Ma perspective générale est simple, et probablement naïve : les principaux blocs de coût de la transition écologique vont probablement être :

  • L'énergie en général : on va sortir des énergies fossiles dans un contexte ou les énergies de remplacement sont, et resteront pour un certain temps, plus onéreuses. Cela va particulièrement impacter le transport individuel - les voitures, et les dépenses de chauffage et climatisation (il va y avoir des vagues de chaleur, donc ne pas oublier la clim, très énergivore).
  • L'alimentation : comme le montrent les analyses récentes de Our World in Data, le transport est marginal dans les impacts en termes de CO2. La pression va donc porter d'abord sur la consommation de viande, à commencer par la viande bovine. Sur un plan plus large, on voit mal comment nous échapperons à une baisse au moins transitoire des rendements agricoles, donc un renchérissement des aliments et à tout le moins un coût de changement des habitudes alimentaires, le temps de réadapter nos habitudes à la nouvelle offre.
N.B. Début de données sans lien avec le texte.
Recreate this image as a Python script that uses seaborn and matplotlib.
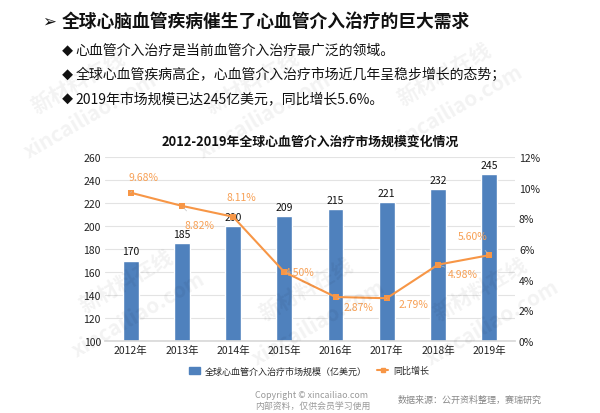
import numpy as np
import pandas as pd
import matplotlib
matplotlib.use('Agg')
import matplotlib.pyplot as plt
import seaborn as sns
from matplotlib.patches import Patch
from matplotlib.lines import Line2D

years = ['2012年', '2013年', '2014年', '2015年', '2016年', '2017年', '2018年', '2019年']
market_size = [170, 185, 200, 209, 215, 221, 232, 245]
growth_pct = [9.68, 8.82, 8.11, 4.50, 2.87, 2.79, 4.98, 5.60]

# offsets of the percent labels (points)
pct_offsets = [(9.5, 11.5), (13, -14), (6, 14), (11, 0), (16.5, -7), (19, -4.5), (18, -6.5), (-12, 14)]

BAR = '#4f81bd'
LINE = '#f79646'
LABEL = '#f7a055'

sns.set_theme(style='white')
plt.rcParams['font.family'] = ['Noto Sans CJK SC', 'DejaVu Sans']

fig = plt.figure(figsize=(6, 4.14), dpi=100)
ax = fig.add_axes([0.175, 0.174, 0.683, 0.444])

df = pd.DataFrame({'year': years, 'size': market_size})
sns.barplot(data=df, x='year', y='size', color=BAR, width=0.31,
            saturation=1, ax=ax, zorder=2)
ax.set_ylim(100, 260)
ax.set_yticks(range(100, 261, 20))
ax.set_xlim(-0.5, len(years) - 0.5)
ax.set_xlabel('')
ax.set_ylabel('')
ax.grid(axis='y', color='#e3e3e3', linewidth=0.8, zorder=0)
ax.tick_params(axis='both', labelsize=7.5, length=0, pad=3, colors='#222222')
for s in ax.spines.values():
    s.set_visible(False)
ax.spines['bottom'].set_visible(True)
ax.spines['bottom'].set_color('#d9d9d9')

for i, v in enumerate(market_size):
    ax.annotate(str(v), (i, v), xytext=(0, 3), textcoords='offset points',
                ha='center', va='bottom', fontsize=7.5, color='#111111')

ax2 = ax.twinx()
sns.lineplot(x=np.arange(len(years)), y=growth_pct, color=LINE, marker='s',
             markersize=4, markeredgewidth=0, linewidth=1.5, ax=ax2, zorder=3)
ax2.set_ylim(0, 12)
ax2.set_yticks(range(0, 13, 2))
ax2.set_yticklabels([f'{t}%' for t in range(0, 13, 2)])
ax2.tick_params(axis='y', labelsize=7.5, length=0, pad=3, colors='#222222')
for s in ax2.spines.values():
    s.set_visible(False)

for i, v in enumerate(growth_pct):
    dx, dy = pct_offsets[i]
    ax2.annotate(f'{v:.2f}%', (i, v), xytext=(dx, dy), textcoords='offset points',
                 ha='center', va='center', fontsize=7.5, color=LABEL,
                 arrowprops=dict(arrowstyle='-', color='#c0c0c0', lw=0.5,
                                 shrinkA=6, shrinkB=2))

ax.set_title('2012-2019年全球心血管介入治疗市场规模变化情况',
             fontsize=9.3, fontweight='bold', color='#111111', pad=9)

handles = [Patch(color=BAR, label='全球心血管介入治疗市场规模（亿美元）'),
           Line2D([0], [0], color=LINE, marker='s', markersize=3, lw=1.5, label='同比增长')]
fig.legend(handles=handles, loc='center', bbox_to_anchor=(0.515, 0.102), ncol=2,
           frameon=False, fontsize=6.5, handlelength=1.2, handleheight=0.8,
           columnspacing=1.2, handletextpad=0.5)

# header text
fig.text(0.071, 0.947, '➢', fontsize=12, family=['DejaVu Sans'], va='center', color='#111111')
fig.text(0.102, 0.947, '全球心脑血管疾病催生了心血管介入治疗的巨大需求',
         fontsize=12.8, fontweight='bold', va='center', color='#111111')
bullets = ['心血管介入治疗是当前血管介入治疗最广泛的领域。',
           '全球心血管疾病高企，心血管介入治疗市场近几年呈稳步增长的态势；',
           '2019年市场规模已达245亿美元，同比增长5.6%。']
for k, b in enumerate(bullets):
    y = 0.877 - k * 0.058
    fig.text(0.103, y, '◆', fontsize=8, va='center', color='#111111')
    fig.text(0.126, y, b, fontsize=10, va='center', color='#111111')

# footer
fig.text(0.425, 0.045, 'Copyright © xincailiao.com', fontsize=6.4, color='#999999', va='center')
fig.text(0.425, 0.017, '内部资料，仅供会员学习使用', fontsize=6.4, color='#999999', va='center')
fig.text(0.663, 0.033, '数据来源：公开资料整理，赛瑞研究', fontsize=6.5, color='#888888',
         style='italic', va='center')

# watermarks
for (wx, wy) in [(0.13, 0.80), (0.42, 0.80), (0.74, 0.82), (0.21, 0.32), (0.51, 0.30), (0.80, 0.30)]:
    fig.text(wx, wy, '新材料在线', fontsize=15, color='#000000', alpha=0.05,
             rotation=30, ha='center', va='center', fontweight='bold')
    fig.text(wx + 0.02, wy - 0.08, 'xincailiao.com', fontsize=15, color='#000000', alpha=0.05,
             rotation=30, ha='center', va='center', fontweight='bold')

fig.savefig('out.png', dpi=100)
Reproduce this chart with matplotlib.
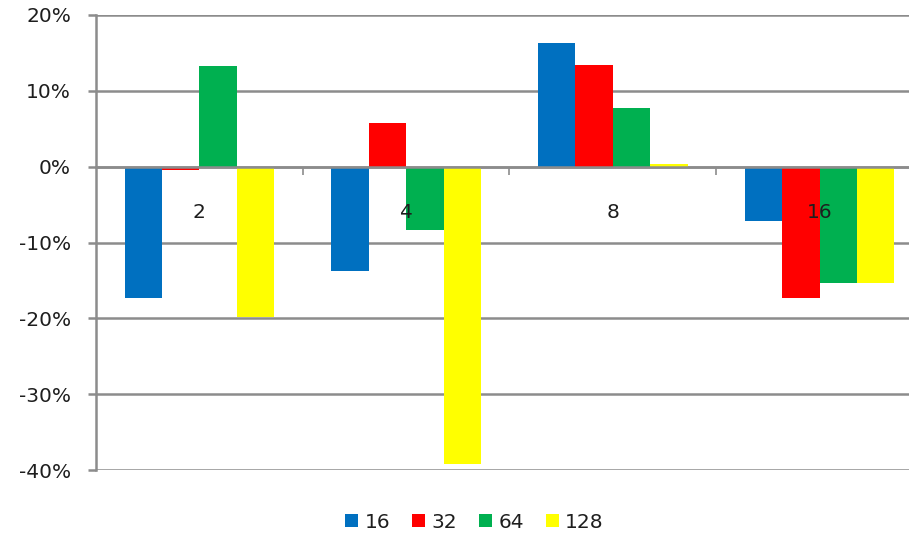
import numpy as np
import matplotlib
matplotlib.use("Agg")
import matplotlib.pyplot as plt
from matplotlib.ticker import FuncFormatter

# data (percent)
categories = ["2", "4", "8", "16"]
series_names = ["16", "32", "64", "128"]
s16 = [-17.3, -13.8, 16.3, -7.1]
s32 = [-0.4, 5.7, 13.4, -17.3]
s64 = [13.3, -8.4, 7.8, -15.3]
s128 = [-19.8, -39.2, 0.35, -15.3]
colors = ["#0070C0", "#FF0000", "#00B050", "#FFFF00"]

values = [s16, s32, s64, s128]

plt.rcParams["font.family"] = ["DejaVu Sans"]
W, H = 909, 535
fig = plt.figure(figsize=(W / 100, H / 100), dpi=100)
# plot area runs past the right edge of the picture, like the reference
ax = fig.add_axes([96 / W, 1 - 470 / H, 827 / W, 455 / H])

x = np.arange(len(categories))
bw = 0.181
handles = []
for i, (vals, col) in enumerate(zip(values, colors)):
    b = ax.bar(x + (i - 1.5) * bw, vals, bw, color=col, zorder=3, linewidth=0)
    handles.append(b)

ax.set_xlim(-0.5, 3.5)
ax.set_ylim(-40, 20)
ax.set_yticks(np.arange(-40, 21, 10))
ax.yaxis.set_major_formatter(FuncFormatter(lambda v, p: f"{v:.0f}%"))
gcol = "#8c8c8c"
tcol = "#1e1e1e"
fs = 14.5
ax.grid(axis="y", color=gcol, linewidth=1.8, zorder=0)
ax.set_axisbelow(True)
ax.tick_params(axis="y", length=6, width=1.8, color=gcol, pad=12,
               labelsize=fs, labelcolor=tcol)

for s in ["top", "right"]:
    ax.spines[s].set_visible(False)
ax.spines["left"].set_color(gcol)
ax.spines["left"].set_linewidth(1.8)
ax.spines["bottom"].set_position(("data", 0))
ax.spines["bottom"].set_color(gcol)
ax.spines["bottom"].set_linewidth(1.8)
ax.spines["bottom"].set_zorder(4)

# boundary ticks on the zero line, category labels at centers (drawn over bars)
ax.set_xticks(x + 0.5)
ax.set_xticklabels([])
ax.set_xticks(x, minor=True)
ax.set_xticklabels(categories, minor=True)
ax.tick_params(axis="x", which="major", length=6, width=1.2, color=gcol, direction="out")
ax.tick_params(axis="x", which="minor", length=0, pad=26.5, labelsize=fs, labelcolor=tcol)
ax.xaxis.set_zorder(5)

fig.legend(handles, series_names, loc="center", bbox_to_anchor=(0.522, 0.024), ncol=4,
           frameon=False, fontsize=fs, handlelength=0.65, handleheight=0.65,
           handletextpad=0.3, columnspacing=1.1, labelcolor=tcol)

fig.savefig("out.png", dpi=100)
Pourquoi cela concernerait-il particulièrement les classes moyennes ? Je me trompe peut-être, mais il me semble que le modèle d'habitation et de consommation des classes moyenne comporte une large part de ces biens. Je pense ne pas me tromper en disant que l'idée de ménage de la classe moyenne évoque un ménage habitant dans un pavillon ou une maison, et se déplaçant majoritairement en voiture - deux voitures le plus souvent. Avec la crise des Gilets jaunes, on a vu comment le budget alloué au transport représentait à court terme une dépense contrainte. Il ne me semble pas que cela puisse aller en s'arrangeant : à moins d'arriver à une énergie aussi facilement stockable et peu coûteuse, il sera de moins en moins raisonnable de déplacer une tonne de métal pour transporter 80 km d'humain. Concrètement, cela va accentuer la proximité avec des classes populaires plus utilisatrices de transports en communs, et la classe moyenne supérieure qui a les moyens de se loger à proximité de son travail. Tout cela, évidemment, est bien connu et identifié, il me semble.

J'ai moins clairement vu exprimé le fait que les mêmes causes vont renchérir le coût de l'habitat. Qu'on me corrige si je me trompe, mais une maison avec cinq parois en contact avec l'extérieur requiert plus d'énergie par personne à chauffer qu'un logement collectif, avec une ou deux parois extérieures. Certes, il y a des progrès à faire du côté isolation, mais les calculs que j'ai vus indiquent des gains, et donc des retours sur investissement, assez faibles. Des travaux de ce type seront d'autant plus difficiles à financer que le niveau de vie des ménages concernés sera déjà sous pression.

Si j'assemble ces deux éléments, il me semble difficile d'échapper à la prévision d'une dépréciation très sensible des maisons individuelles, particulièrement celles mal desservies par les transports. La classe moyenne se trouvera donc non seulement exposée à une baisse de son niveau de vie (flux), mais aussi à une baisse de son patrimoine (stock), l'immobilier étant la composante essentielle du patrimoine en question. Or, ce patrimoine est souvent mobilisé de manière prospective pour expliquer que les finiront par s'y retrouver en termes de richesse, ou pour financer la dépendance.

De manière plus hypothétique, j'imagine que l'évolution des habitudes alimentaires ne se fera pas sans coût. Le régime alimentaire à une charge symbolique forte, et je ne serais pas étonné qu'on assiste à une forme de crispation identitaire autour de ce thème lorsque la contrainte du prix se fera sentir.

Tout cela augure donc il me semble d'une période prolongée de difficultés structurelles pour les classes moyennes, qui me semble être les plus directement touchés par les conséquences anticipables de la transition. Je serais ravi qu'on me montre que ce pessimisme est mal placé.